**The task:** Starting at the top of the listing, extract every line up to and including the one with "const colors = ['#4472C4', '#ED7D31'];". Pictures stay out of the copy.

**Supplied material:**
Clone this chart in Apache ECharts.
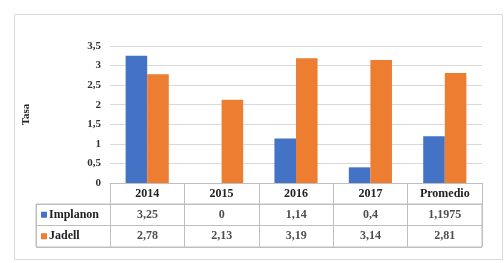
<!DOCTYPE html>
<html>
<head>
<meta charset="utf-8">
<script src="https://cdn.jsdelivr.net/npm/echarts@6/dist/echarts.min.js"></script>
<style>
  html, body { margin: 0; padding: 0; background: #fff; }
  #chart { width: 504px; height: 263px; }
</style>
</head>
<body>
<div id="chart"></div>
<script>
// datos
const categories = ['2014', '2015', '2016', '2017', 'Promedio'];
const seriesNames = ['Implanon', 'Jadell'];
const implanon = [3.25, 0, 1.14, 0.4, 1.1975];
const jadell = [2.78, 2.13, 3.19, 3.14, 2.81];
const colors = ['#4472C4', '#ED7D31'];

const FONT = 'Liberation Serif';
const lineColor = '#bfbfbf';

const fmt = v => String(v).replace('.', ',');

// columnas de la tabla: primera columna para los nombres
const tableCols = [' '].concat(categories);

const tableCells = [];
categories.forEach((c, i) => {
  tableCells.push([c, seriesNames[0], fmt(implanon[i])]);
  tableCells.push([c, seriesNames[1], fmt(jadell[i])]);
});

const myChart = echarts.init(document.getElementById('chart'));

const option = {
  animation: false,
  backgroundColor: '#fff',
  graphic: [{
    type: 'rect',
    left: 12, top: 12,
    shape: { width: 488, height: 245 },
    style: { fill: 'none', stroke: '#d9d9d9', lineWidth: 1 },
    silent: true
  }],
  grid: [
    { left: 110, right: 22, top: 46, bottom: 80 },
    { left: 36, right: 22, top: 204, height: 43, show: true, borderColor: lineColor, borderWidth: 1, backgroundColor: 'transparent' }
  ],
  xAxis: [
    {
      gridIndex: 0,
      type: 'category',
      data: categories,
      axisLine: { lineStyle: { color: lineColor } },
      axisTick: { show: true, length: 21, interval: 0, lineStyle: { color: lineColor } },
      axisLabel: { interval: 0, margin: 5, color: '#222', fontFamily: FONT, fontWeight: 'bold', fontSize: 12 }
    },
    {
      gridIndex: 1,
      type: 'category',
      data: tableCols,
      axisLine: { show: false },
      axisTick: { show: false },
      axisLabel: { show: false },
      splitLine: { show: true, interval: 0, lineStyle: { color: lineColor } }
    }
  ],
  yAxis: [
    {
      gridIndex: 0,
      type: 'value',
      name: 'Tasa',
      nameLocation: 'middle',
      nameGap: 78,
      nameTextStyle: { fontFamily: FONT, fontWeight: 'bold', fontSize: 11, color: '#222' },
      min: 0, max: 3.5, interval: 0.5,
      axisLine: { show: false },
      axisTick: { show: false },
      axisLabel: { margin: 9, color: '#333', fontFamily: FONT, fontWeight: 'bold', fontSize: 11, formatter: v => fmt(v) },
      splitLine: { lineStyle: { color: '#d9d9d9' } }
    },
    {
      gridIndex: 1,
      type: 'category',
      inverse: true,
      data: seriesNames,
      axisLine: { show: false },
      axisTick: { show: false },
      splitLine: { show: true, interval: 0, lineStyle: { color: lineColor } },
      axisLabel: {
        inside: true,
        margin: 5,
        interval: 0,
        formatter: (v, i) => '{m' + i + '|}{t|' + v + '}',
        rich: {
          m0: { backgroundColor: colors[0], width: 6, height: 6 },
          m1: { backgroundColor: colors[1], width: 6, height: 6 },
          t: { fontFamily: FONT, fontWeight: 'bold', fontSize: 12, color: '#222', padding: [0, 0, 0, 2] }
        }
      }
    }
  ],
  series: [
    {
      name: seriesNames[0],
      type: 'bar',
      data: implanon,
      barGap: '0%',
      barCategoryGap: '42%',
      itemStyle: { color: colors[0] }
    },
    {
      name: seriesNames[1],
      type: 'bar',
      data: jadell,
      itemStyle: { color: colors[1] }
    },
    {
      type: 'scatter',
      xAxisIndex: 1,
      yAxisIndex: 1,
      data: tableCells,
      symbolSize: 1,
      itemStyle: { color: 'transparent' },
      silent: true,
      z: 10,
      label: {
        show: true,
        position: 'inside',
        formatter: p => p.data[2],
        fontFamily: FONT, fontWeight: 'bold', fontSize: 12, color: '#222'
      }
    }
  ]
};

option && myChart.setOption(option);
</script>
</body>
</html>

**Task output:**
Clone this chart in Apache ECharts.
<!DOCTYPE html>
<html>
<head>
<meta charset="utf-8">
<script src="https://cdn.jsdelivr.net/npm/echarts@6/dist/echarts.min.js"></script>
<style>
  html, body { margin: 0; padding: 0; background: #fff; }
  #chart { width: 504px; height: 263px; }
</style>
</head>
<body>
<div id="chart"></div>
<script>
// datos
const categories = ['2014', '2015', '2016', '2017', 'Promedio'];
const seriesNames = ['Implanon', 'Jadell'];
const implanon = [3.25, 0, 1.14, 0.4, 1.1975];
const jadell = [2.78, 2.13, 3.19, 3.14, 2.81];
const colors = ['#4472C4', '#ED7D31'];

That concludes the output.